Neoliberal küreselleşmenin hızlı bir şekilde yayıldığı az gelişmiş ve gelişmekte olan ülkelerde 1980 öncesi ekonomik yapı, devletin müdahalesinin yoğun olduğu içe dönük sermaye birikimine dayanmaktaydı. 1980 sonrası neoliberalleşme politikaları bu anlamda devletin küçültülmesi ve özel sektörün genişleyen rolüyle beraber, ekonominin yönetimini devletten piyasa mekanizmasına doğru kaydırmıştır. Buna göre etkin kaynak dağılımı, piyasa mekanizmasının fiyat unsuru ile sağlanabilirdi. Klasik iktisat kuramı olarak da ifade edilen bu mekanizmanın ekonomik sistemi kapitalizmdir. Piyasa ekonomisinin hakim olduğu, devletin etkisini azaltan serbestleşme politikaları kapitalizmin üretim ilişkilerini açıklamaktadır. Bu anlamda neoliberalizmin politikaları neoklasik iktisat kuramına dayalı kapitalist üretim ilişkilerini de içine almaktadır (Turgut, 2010: 48-49).
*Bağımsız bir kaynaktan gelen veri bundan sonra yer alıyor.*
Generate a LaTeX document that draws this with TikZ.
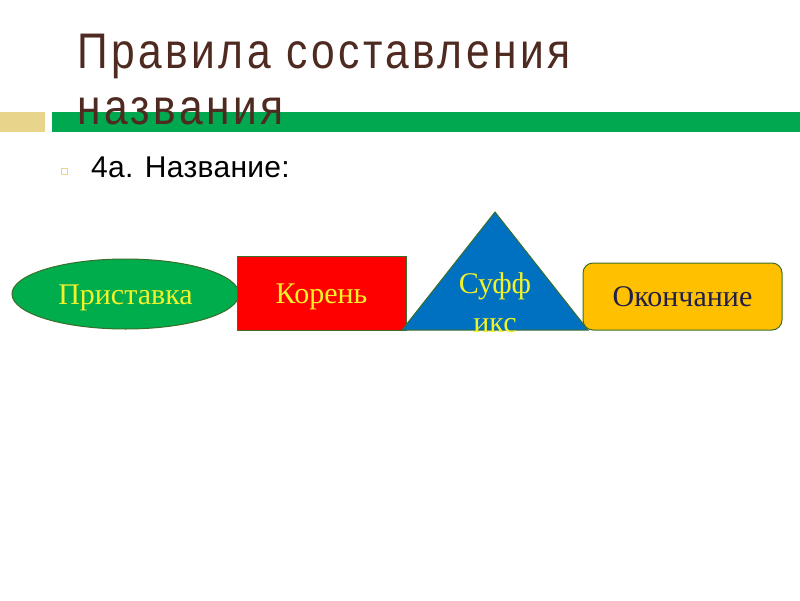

Sonuç itibariyle neoliberal politikalar, piyasada “özel sektörü” “kamu sektörü”ne üstün tutmaktadır. Bunu ise kaliteyi geliştirmenin bir yolu olarak sunmaktadır. Devletin ekonomiye kaldıramayacağı yükler yüklediği, uluslararası rekabetin önünde bir engel olduğu ve çalışmayı teşvik eden unsurları zayıflatarak iktisadi büyümeyi engellediği düşüncesi savunulmaktadır (Mac Gregor, 2007: 239). Neoliberalizmin devletin faaliyetlerini daraltmaya yönelik politikalar izlemesinin diğer nedeni ise devletin korumacılık politikalarının gelişmekte olan ülkelerde yarattığı rant kollama faaliyeti gösterilmektedir. Buna göre yerli sanayi korundukça kaynaklar bürokratlara ve yöneticilere aktarılacaktı (Öcal, 2008: 39).